Scipio's retaliation in Spain and then Tunisia ended this Second War, 218- 202, and stripped Carthage of all but its African territory.  Rome, in order to control the shores of the Straits of Sicily, and forestall the Numidian King Massinissa's designs on Carthage, sparked off the Third Punic War (149-146), razing Carthage to the ground and preventing its being rebuilt.  They put salt on the land to ensure that it could not be re-inhabited and so it remained for over a hundred years.

Roman Africa

The Punic land (the north-eastern third of present day Tunisia) became the Provinca Africa.  This province, run from Utica by a praetor, was seen by the Romans as a buffer against the Numidian kingdom stretching from Tripolitania to eastern Algeria.

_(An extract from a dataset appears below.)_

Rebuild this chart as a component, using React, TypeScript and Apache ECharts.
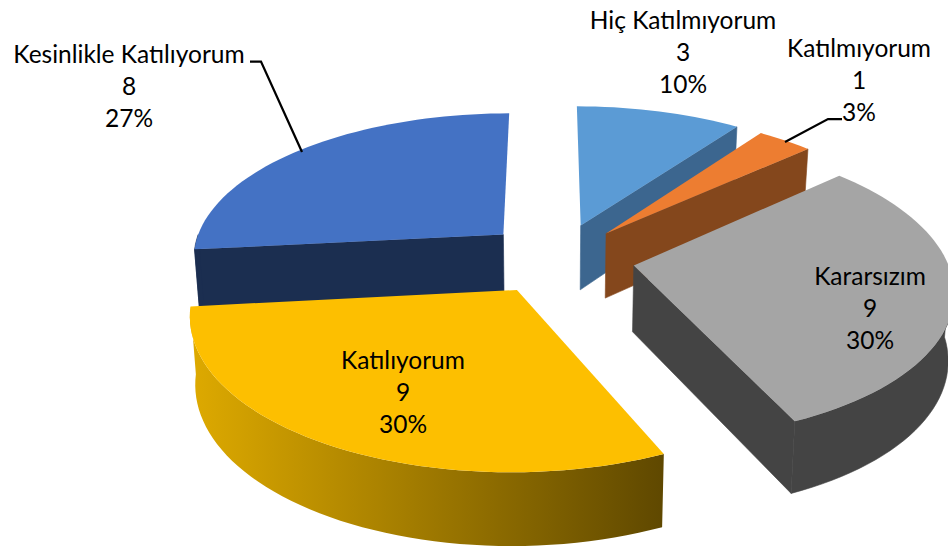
import React, { useEffect, useRef } from "react";
import * as echarts from "echarts";

const categories = ["Hiç Katılmıyorum", "Katılmıyorum", "Kararsızım", "Katılıyorum", "Kesinlikle Katılıyorum"];
const values = [3, 1, 9, 9, 8];
const explode = [0.27, 0.26, 0.25, 0.235, 0.25];
const nudgeX = [0.003, -0.005, 0.0065, 0, 0.018];
const nudgeY = [0.006, 0, -0.02, -0.01, -0.017];
const topColors = ["#5b9bd5", "#ed7d31", "#a5a5a5", "#fdbf00", "#4472c4"];
const wallColors = ["#3c668f", "#84471c", "#444444", "#fdbf00", "#1b2e50"];
// back-to-front painting order
const drawOrder = [0, 4, 1, 2, 3];
const labelCenters = [[683, 51.5], [859, 79.5], [870, 307.5], [403, 391.5], [129, 85.5]];
const leaderLines: Record<number, number[][]> = {
  1: [[842, 119], [828, 119], [785, 142]],
  4: [[250, 61.5], [261, 61.5], [302, 152]],
};

const total = values.reduce((a, b) => a + b, 0);
const CX = 550, CY = 250, RX = 310, RY = 143, P = 0.145, OX = 0.015, OY = 0.075;

function project(x: number, y: number, down: boolean): number[] {
  const s = 1 / (1 - P * y);
  const sx = CX + x * RX * s;
  const sy = CY + y * RY * s;
  if (!down) return [sx, sy];
  return [CX + (sx - CX) * 0.985, sy + 65.5 + 6.5 * y];
}

function renderSlice(_params: any, api: any) {
  const i = api.value(0);
  const before = values.slice(0, i).reduce((a, b) => a + b, 0);
  const a0 = (before / total) * Math.PI * 2;
  const a1 = ((before + values[i]) / total) * Math.PI * 2;
  const mid = (a0 + a1) / 2;
  const ax = OX + nudgeX[i] + explode[i] * Math.sin(mid);
  const ay = OY + nudgeY[i] - explode[i] * Math.cos(mid);
  const steps = Math.max(6, Math.round((a1 - a0) / (Math.PI / 90)));
  const rimPts: number[][] = [];
  for (let k = 0; k <= steps; k++) {
    const t = a0 + ((a1 - a0) * k) / steps;
    rimPts.push([ax + Math.sin(t), ay - Math.cos(t)]);
  }
  const top = rimPts.map((p) => project(p[0], p[1], false));
  const bot = rimPts.map((p) => project(p[0], p[1], true));
  const apexT = project(ax, ay, false);
  const apexB = project(ax, ay, true);

  const wallFill =
    i === 3
      ? new echarts.graphic.LinearGradient(0, 0, 1, 0, [
          { offset: 0, color: "#deaa00" },
          { offset: 1, color: "#5f4800" },
        ])
      : wallColors[i];
  const poly = (points: number[][], fill: any, stroke: any) => ({
    type: "polygon",
    shape: { points },
    style: { fill, stroke, lineWidth: stroke ? 0.6 : 0 },
    silent: true,
  });
  const wallStroke = i === 3 ? null : wallColors[i];
  const children: any[] = [];
  const area = (p: number[][]) => {
    let s = 0;
    for (let k = 0; k < p.length; k++) {
      const q = p[(k + 1) % p.length];
      s += p[k][0] * q[1] - q[0] * p[k][1];
    }
    return s;
  };
  // radial faces, only when they clearly face the viewer
  const first = [apexT, top[0], bot[0], apexB];
  const last = [top[steps], apexT, apexB, bot[steps]];
  if (area(first) < -3000) children.push(poly(first, wallFill, wallStroke));
  if (area(last) < -3000) children.push(poly(last, wallFill, wallStroke));
  // outer curved face, only its front part
  let s0 = 0;
  let e0 = steps;
  const hasFront = Math.cos(a0) < 0.01 || Math.cos(a1) < 0.01 || (a0 < Math.PI && a1 > Math.PI);
  if (hasFront) {
    while (s0 < steps && Math.cos(a0 + ((a1 - a0) * s0) / steps) > 0) s0++;
    while (e0 > 0 && Math.cos(a0 + ((a1 - a0) * e0) / steps) > 0) e0--;
    if (e0 > s0) {
      children.push(poly([...top.slice(s0, e0 + 1), ...bot.slice(s0, e0 + 1).reverse()], wallFill, wallStroke));
    }
  }
  children.push(poly([apexT, ...top], topColors[i], null));
  return { type: "group", children };
}

export default function App() {
  const ref = useRef<HTMLDivElement>(null);
  useEffect(() => {
    const chart = echarts.init(ref.current!, undefined, { renderer: "svg" });
    const labels = categories.map((name, i) => ({
      type: "text",
      x: labelCenters[i][0],
      y: labelCenters[i][1],
      z: 10,
      style: {
        text: `${name}\n${values[i]}\n${Math.round((values[i] / total) * 100)}%`,
        font: "24.5px Lato",
        fill: "#000000",
        align: "center",
        verticalAlign: "middle",
        lineHeight: 32,
      },
    }));
    const lines = Object.values(leaderLines).map((points) => ({
      type: "polyline",
      z: 9,
      shape: { points },
      style: { stroke: "#000000", lineWidth: 2.25, fill: "none" },
    }));
    chart.setOption({
      animation: false,
      backgroundColor: "#ffffff",
      series: [
        {
          type: "custom",
          coordinateSystem: "none",
          silent: true,
          clip: false,
          renderItem: renderSlice,
          data: drawOrder.map((i) => [i, values[i]]),
        },
      ],
      graphic: [...lines, ...labels],
    });
    return () => chart.dispose();
  }, []);
  return <div ref={ref} style={{ position: "absolute", left: 0, top: 0, width: 948, height: 553 }} />;
}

Though Massinissa’son King Micipsa (148-118) remained faithful to the alliance with Rome, his nephew Jugurtha opposed this partition of the kingdom.  He eliminated the chosen successors and grabbed power himself.  He had to fight the armies of consuls Metellus and Marius one after the other and was captured and in 104 executed, bretrayed by his father-in-law Bocchus, king of Mauritania(present day Morocco). After a new partition, the Romans extended to the east Bocchus's kingdom, taking land from Gauda's kingdom (he was Jugurtha's half-brother), and set up a buffer state in western Numidia.

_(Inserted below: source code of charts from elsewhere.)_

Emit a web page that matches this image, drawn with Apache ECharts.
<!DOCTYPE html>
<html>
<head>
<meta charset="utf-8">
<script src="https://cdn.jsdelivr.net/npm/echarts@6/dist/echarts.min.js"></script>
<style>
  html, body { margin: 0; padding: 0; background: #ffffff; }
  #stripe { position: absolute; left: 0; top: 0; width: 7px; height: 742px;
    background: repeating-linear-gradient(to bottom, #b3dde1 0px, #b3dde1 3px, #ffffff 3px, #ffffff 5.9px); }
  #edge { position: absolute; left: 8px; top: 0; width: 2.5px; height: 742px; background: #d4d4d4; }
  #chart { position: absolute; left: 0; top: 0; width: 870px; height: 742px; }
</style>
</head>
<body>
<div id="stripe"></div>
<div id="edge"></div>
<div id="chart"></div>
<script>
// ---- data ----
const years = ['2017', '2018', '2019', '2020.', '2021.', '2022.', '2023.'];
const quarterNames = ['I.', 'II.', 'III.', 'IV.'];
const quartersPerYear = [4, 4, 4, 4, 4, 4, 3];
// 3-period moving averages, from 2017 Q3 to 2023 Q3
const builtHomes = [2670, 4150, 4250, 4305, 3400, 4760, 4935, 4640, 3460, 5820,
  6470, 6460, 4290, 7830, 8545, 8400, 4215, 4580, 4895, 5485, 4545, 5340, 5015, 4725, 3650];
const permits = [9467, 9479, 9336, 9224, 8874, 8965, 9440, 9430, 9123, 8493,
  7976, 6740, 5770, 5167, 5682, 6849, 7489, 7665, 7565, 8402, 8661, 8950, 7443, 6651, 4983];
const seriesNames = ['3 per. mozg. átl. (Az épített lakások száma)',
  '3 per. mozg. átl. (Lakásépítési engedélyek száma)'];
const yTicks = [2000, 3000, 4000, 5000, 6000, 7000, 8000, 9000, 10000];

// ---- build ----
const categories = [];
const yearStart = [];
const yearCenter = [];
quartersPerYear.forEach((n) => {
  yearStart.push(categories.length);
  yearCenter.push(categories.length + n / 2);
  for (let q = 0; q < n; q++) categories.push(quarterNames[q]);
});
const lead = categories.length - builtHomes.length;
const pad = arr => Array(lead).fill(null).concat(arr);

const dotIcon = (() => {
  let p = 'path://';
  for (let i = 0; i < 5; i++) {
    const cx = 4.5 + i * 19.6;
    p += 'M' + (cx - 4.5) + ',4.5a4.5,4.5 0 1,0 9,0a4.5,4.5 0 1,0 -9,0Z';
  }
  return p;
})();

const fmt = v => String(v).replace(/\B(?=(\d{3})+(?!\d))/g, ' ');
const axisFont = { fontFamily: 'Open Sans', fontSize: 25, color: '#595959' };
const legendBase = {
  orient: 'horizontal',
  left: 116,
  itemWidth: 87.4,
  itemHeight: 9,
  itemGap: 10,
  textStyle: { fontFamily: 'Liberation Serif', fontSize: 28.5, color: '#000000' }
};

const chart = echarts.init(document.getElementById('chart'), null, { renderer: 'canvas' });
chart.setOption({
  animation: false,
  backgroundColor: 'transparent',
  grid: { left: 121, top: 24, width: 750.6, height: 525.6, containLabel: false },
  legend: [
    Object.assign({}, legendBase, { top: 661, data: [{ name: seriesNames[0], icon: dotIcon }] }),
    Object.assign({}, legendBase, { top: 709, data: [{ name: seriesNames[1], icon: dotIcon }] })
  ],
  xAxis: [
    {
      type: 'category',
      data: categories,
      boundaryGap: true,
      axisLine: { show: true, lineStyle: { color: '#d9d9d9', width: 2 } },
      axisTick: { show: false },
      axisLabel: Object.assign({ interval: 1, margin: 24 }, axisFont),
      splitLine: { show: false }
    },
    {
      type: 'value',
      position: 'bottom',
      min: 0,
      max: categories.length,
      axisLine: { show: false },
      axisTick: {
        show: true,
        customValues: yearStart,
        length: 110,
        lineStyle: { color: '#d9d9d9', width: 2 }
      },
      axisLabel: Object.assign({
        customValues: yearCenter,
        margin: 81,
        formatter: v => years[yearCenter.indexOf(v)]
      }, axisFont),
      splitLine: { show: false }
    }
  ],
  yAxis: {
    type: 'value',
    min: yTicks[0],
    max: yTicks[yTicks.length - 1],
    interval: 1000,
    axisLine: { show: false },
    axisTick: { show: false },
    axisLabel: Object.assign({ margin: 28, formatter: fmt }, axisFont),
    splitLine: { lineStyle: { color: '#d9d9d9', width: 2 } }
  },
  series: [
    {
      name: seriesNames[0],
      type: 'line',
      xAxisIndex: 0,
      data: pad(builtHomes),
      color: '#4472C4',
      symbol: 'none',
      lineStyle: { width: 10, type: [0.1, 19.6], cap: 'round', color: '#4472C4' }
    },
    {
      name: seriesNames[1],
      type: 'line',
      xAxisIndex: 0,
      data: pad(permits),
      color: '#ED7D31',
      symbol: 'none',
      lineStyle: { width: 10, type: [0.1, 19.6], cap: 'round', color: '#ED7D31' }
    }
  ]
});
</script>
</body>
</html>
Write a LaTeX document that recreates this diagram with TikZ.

In 50 B.C., in an attempt to preserve his independence, Juba (Gauda's grandson) joined Cato of Utica with the Pompeys against Caesar and was disastrously defeated at Thapsus,in 4 B.C. In taking over Juba I's kingdom, Caesar completed the conquest of the Punic land started by Scipio. Africa Nova was added to the traditional Africa (now known as Africa Vetus). Coveted by the triumvirate of Octavian, Antony and Lepidus, the 2 provinces disappeared in 27 B.C. under Augustus Caesar to become the Proconsular Province of Africa administered by the Senate.

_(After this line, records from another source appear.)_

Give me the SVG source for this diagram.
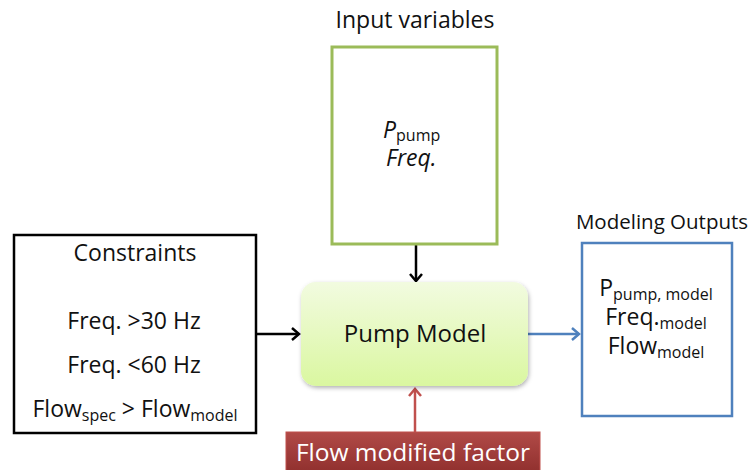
<svg xmlns="http://www.w3.org/2000/svg" width="755" height="470" viewBox="0 0 755 470">
<defs>
<linearGradient id="gPump" x1="0" y1="0" x2="0" y2="1"><stop offset="0" stop-color="#f2fbe0"/><stop offset="1" stop-color="#daf7a0"/></linearGradient>
<linearGradient id="gRed" x1="0" y1="0" x2="0" y2="1"><stop offset="0" stop-color="#b14a47"/><stop offset="1" stop-color="#8f2f2d"/></linearGradient>
<filter id="sh" x="-10%" y="-10%" width="130%" height="130%"><feDropShadow dx="1" dy="2" stdDeviation="2" flood-opacity="0.3"/></filter>
</defs>
<style>
text{font-family:"Open Sans","Noto Sans","Liberation Sans",sans-serif;fill:#111}
.t{font-size:23px}
.sub{font-size:16px}
.conn{fill:none;stroke-width:2.5}
</style>
<g id="connectors">
<path class="conn" d="M416,244 L416,280" stroke="#000"/><path d="M410,274 L416,281 L422,274" fill="none" stroke="#000" stroke-width="2.5"/>
<path class="conn" d="M256,334 L299,334" stroke="#000"/><path d="M292,328 L299,334 L292,340" fill="none" stroke="#000" stroke-width="2.5"/>
<path class="conn" d="M528,334 L579,334" stroke="#4f81bd"/><path d="M572,328 L579,334 L572,340" fill="none" stroke="#4f81bd" stroke-width="2.5"/>
<path class="conn" d="M415,432 L415,390" stroke="#c0504d"/><path d="M409,396 L415,389 L421,396" fill="none" stroke="#c0504d" stroke-width="2.5"/>
</g>
<g id="input">
<text x="415" y="28" class="t" text-anchor="middle">Input variables</text>
<rect x="332" y="47" width="165" height="197" fill="#fff" stroke="#9bbb59" stroke-width="3"/>
<text x="383" y="138" class="t" font-style="italic">P<tspan class="sub" font-style="normal" dy="3">pump</tspan></text>
<text x="386" y="166" class="t" font-style="italic">Freq.</text>
</g>
<g id="constraints">
<rect x="14" y="235" width="242" height="198" fill="#fff" stroke="#000" stroke-width="2.5"/>
<text x="135" y="261" class="t" text-anchor="middle">Constraints</text>
<text x="134" y="329" class="t" text-anchor="middle">Freq. &gt;30 Hz</text>
<text x="134" y="373" class="t" text-anchor="middle">Freq. &lt;60 Hz</text>
<text x="135" y="417" class="t" text-anchor="middle">Flow<tspan class="sub" dy="4">spec</tspan><tspan dy="-4"> &gt; Flow</tspan><tspan class="sub" dy="4">model</tspan></text>
</g>
<g id="pump">
<rect x="301" y="282" width="227" height="104" rx="15" fill="url(#gPump)" filter="url(#sh)"/>
<text x="415" y="342" font-size="24" text-anchor="middle">Pump Model</text>
</g>
<g id="outputs">
<text x="662" y="229" font-size="20.5" text-anchor="middle">Modeling Outputs</text>
<rect x="582" y="243" width="150" height="173" fill="#fff" stroke="#4f81bd" stroke-width="2.5"/>
<text x="656" y="296" class="t" text-anchor="middle">P<tspan class="sub" dy="4">pump, model</tspan></text>
<text x="656" y="325" class="t" text-anchor="middle">Freq.<tspan class="sub" dy="4">model</tspan></text>
<text x="656" y="354" class="t" text-anchor="middle">Flow<tspan class="sub" dy="4">model</tspan></text>
</g>
<g id="factor">
<rect x="286" y="432" width="254" height="42" fill="url(#gRed)" stroke="#c0504d" stroke-width="1"/>
<text x="413" y="461" font-size="24.5" text-anchor="middle" style="fill:#fff">Flow modified factor</text>
</g>
</svg>
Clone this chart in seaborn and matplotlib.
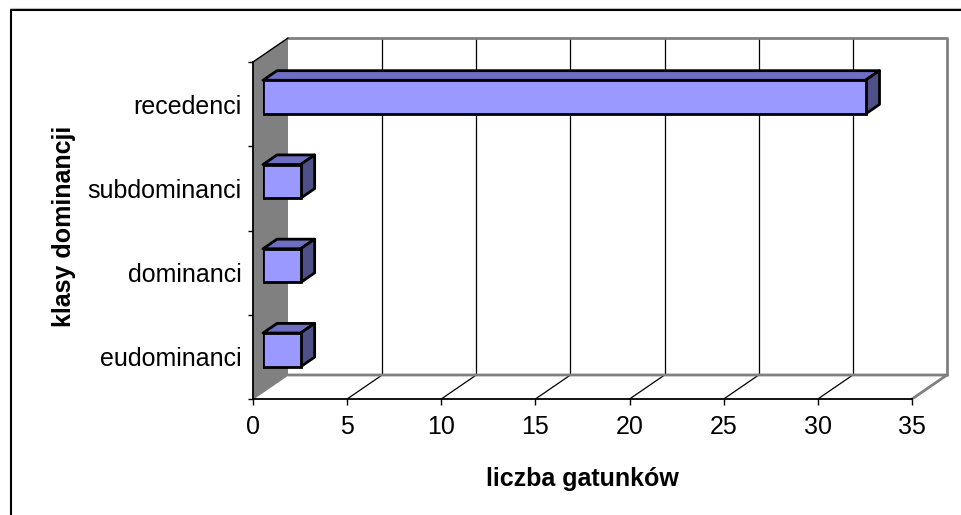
import numpy as np
import pandas as pd
import matplotlib
matplotlib.use("Agg")
import matplotlib.pyplot as plt
from matplotlib.patches import Polygon
from matplotlib.lines import Line2D
import seaborn as sns

# Species count per dominance class
categories = ["recedenci", "subdominanci", "dominanci", "eudominanci"]
counts = [32, 2, 2, 2]
x_ticks = [0, 5, 10, 15, 20, 25, 30, 35]
x_title = "liczba gatunków"
y_title = "klasy dominancji"

sns.set_style("white")
plt.rcParams["font.family"] = ["Liberation Sans", "DejaVu Sans"]
plt.rcParams["text.color"] = "black"
plt.rcParams["axes.labelcolor"] = "black"
plt.rcParams["xtick.color"] = "black"
plt.rcParams["ytick.color"] = "black"

W, H, DPI = 961, 515, 100
fig = plt.figure(figsize=(W / DPI, H / DPI), dpi=DPI)

# front plane of the 3-D box (pixels from top-left)
L, R, T, B = 253, 912, 62, 399
ax = fig.add_axes([L / W, (H - B) / H, (R - L) / W, (B - T) / H])
xmax = x_ticks[-1]
n = len(categories)
ax.set_xlim(0, xmax)
ax.set_ylim(n - 0.5, -0.5)

px_x = (R - L) / xmax          # pixels per unit value
px_y = (B - T) / n             # pixels per category
Dx, Dy = 35 / px_x, -24 / px_y  # full depth of the box in data units

# back wall
back = Polygon([(Dx, -0.5 + Dy), (xmax + Dx, -0.5 + Dy),
                (xmax + Dx, n - 0.5 + Dy), (Dx, n - 0.5 + Dy)],
               closed=True, facecolor="white", edgecolor="none",
               clip_on=False, zorder=0.5)
ax.add_patch(back)
for v in x_ticks[1:-1]:
    ax.add_line(Line2D([v + Dx, v + Dx], [-0.5 + Dy, n - 0.5 + Dy],
                       color="black", lw=0.9, clip_on=False, zorder=0.6))
# back wall border
ax.add_line(Line2D([Dx, xmax + Dx, xmax + Dx], [-0.5 + Dy, -0.5 + Dy, n - 0.5 + Dy],
                   color="#808080", lw=2.0, clip_on=False, zorder=0.7))

# side wall (left)
side = Polygon([(0, -0.5), (Dx, -0.5 + Dy), (Dx, n - 0.5 + Dy), (0, n - 0.5)],
               closed=True, facecolor="#808080", edgecolor="none",
               clip_on=False, zorder=0.8)
ax.add_patch(side)
ax.add_line(Line2D([0, Dx], [-0.5, -0.5 + Dy],
                   color="black", lw=1.0, clip_on=False, zorder=0.85))

# floor
floor = Polygon([(0, n - 0.5), (xmax, n - 0.5), (xmax + Dx, n - 0.5 + Dy),
                 (Dx, n - 0.5 + Dy)], closed=True, facecolor="white",
                edgecolor="none", clip_on=False, zorder=0.9)
ax.add_patch(floor)
for v in x_ticks[1:-1]:
    ax.add_line(Line2D([v, v + Dx], [n - 0.5, n - 0.5 + Dy],
                       color="black", lw=0.9, clip_on=False, zorder=1.0))
ax.add_line(Line2D([Dx, xmax + Dx, xmax], [n - 0.5 + Dy, n - 0.5 + Dy, n - 0.5],
                   color="#808080", lw=2.0, clip_on=False, zorder=1.0))
ax.add_line(Line2D([0, Dx], [n - 0.5, n - 0.5 + Dy],
                   color="#808080", lw=1.0, clip_on=False, zorder=1.0))

ax.patch.set_visible(False)
for s in ["top", "right"]:
    ax.spines[s].set_visible(False)
for s in ["left", "bottom"]:
    ax.spines[s].set_color("black")
    ax.spines[s].set_linewidth(1.3)
    ax.spines[s].set_zorder(3)

ax.set_xticks(x_ticks)
ax.set_xticklabels([str(v) for v in x_ticks])
ax.set_yticks(range(n))
ax.set_yticklabels(categories)
ax.set_yticks(np.arange(-0.5, n, 1.0), minor=True)
ax.tick_params(axis="x", which="major", direction="out", length=4.3, width=1.0,
               color="black", labelcolor="black", pad=7, labelsize=18, bottom=True)
ax.tick_params(axis="y", which="major", length=0, pad=8, labelsize=18,
               labelcolor="black", left=True)
ax.tick_params(axis="y", which="minor", direction="out", length=3.6, width=1.0,
               color="black", left=True)

ax.set_xlabel(x_title, fontsize=18, fontweight="bold", va="center", color="black")
ax.xaxis.set_label_coords(0.5, -0.237)
ax.set_ylabel(y_title, fontsize=18, fontweight="bold", va="center", ha="center",
              color="black")
ax.yaxis.set_label_coords(-0.287, 0.513)

# bar plane, sitting part way into the box depth
axb = fig.add_axes([(L + 10) / W, (H - B + 7) / H, (R - L) / W, (B - T) / H])
df = pd.DataFrame({"klasa": categories, "liczba": counts})
sns.barplot(data=df, x="liczba", y="klasa", orient="h", order=categories,
            width=0.4, color="#9999FF", saturation=1, edgecolor="black",
            linewidth=2.0, ax=axb, zorder=3)
axb.set_xlim(0, xmax)
axb.set_ylim(n - 0.5, -0.5)
axb.axis("off")
axb.patch.set_visible(False)

bdx, bdy = 0.4 * Dx, 0.4 * Dy
for p in list(axb.patches):
    x0, y0 = p.get_x(), p.get_y()
    x1, y1 = x0 + p.get_width(), y0 + p.get_height()
    top = Polygon([(x0, y0), (x1, y0), (x1 + bdx, y0 + bdy), (x0 + bdx, y0 + bdy)],
                  closed=True, facecolor="#6E6EC2", edgecolor="black",
                  lw=2.0, joinstyle="round", clip_on=False, zorder=2.9)
    side_f = Polygon([(x1, y0), (x1 + bdx, y0 + bdy), (x1 + bdx, y1 + bdy), (x1, y1)],
                     closed=True, facecolor="#505088", edgecolor="black",
                     lw=2.0, joinstyle="round", clip_on=False, zorder=2.9)
    axb.add_patch(top)
    axb.add_patch(side_f)

# chart area frame
fig.add_artist(Line2D([10 / W, 1.0], [1 - 7.5 / H, 1 - 7.5 / H],
                      transform=fig.transFigure, color="#C8C8C8", lw=0.8))
fig.add_artist(Line2D([10.5 / W, 10.5 / W, 1.0], [0.0, 1 - 9.5 / H, 1 - 9.5 / H],
                      transform=fig.transFigure, color="black", lw=1.5))

fig.savefig("out.png", dpi=DPI, facecolor="white")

Despite the resistance from the Berbers (Musulames, Garamentes, Nasamons...) encountered in the war of Tacfarinas the Numidian (17-24 A.D.), the Romans gradually conquered the whole Maghreb, adding to Proconsular Africa the provinces of Numidia, Caesarian Mauritani present day Algeria) and Mauritania Tingitana (present day Morocco).

In the 2nd century, Proconsular Africa experienced unprecedented prosperity, reflected in increasing urbanization and a flourishing intellectual and artistic life. Its political and economic weight in the empire was so great that an African dynasty, the Severus dynasty, wielded power in Rome between 193-235.

Relatively sheltered from the effects of the great crisis that shook the Roman world (235-285), Proconsular Africa did suffer from heavy taxation, which sparked off the Thysdrus (EI Jem) revolt in 238, ushering in a cycle of usurpations in the empire: Proconsul Gordian was supported in his bid for power by the Senate, against Emperor Maximian the Thracian, supported by the army.

In a bid to check the crisis, Emperor Diocletian (284-305) created 12 dioceses: Africa, plus its 8 provinces, administered by a vicar from Carthage, and 3 for what had been Proconsular Africa (Tripolitania - the Libyan coast; Byzacenus - central and southern Tunisia and Zeugitana (north-eastern Tunisia). Unfortunately this only inflamed regional ambitions.

In the 4th C, the economic crisis was worsened by a social crisis: the agricultural day laborers (circoncelliones) experienced terrible poverty and were quick to rise against the great landowners. Simultaneously, the spreading of Christianity, accompanied by its schisms (especially Donatism), which spread into and became dominant in neighboring Numidia) gnawed away at Roman society and institutions.

This led to a series of usurpations and rebellions by the civilian and military provincial authorities. And yet, despite the convoluted history of this period, recent research has stressed the enduring prosperity of the African provinces - until the eve of the Vandal conquest of 439.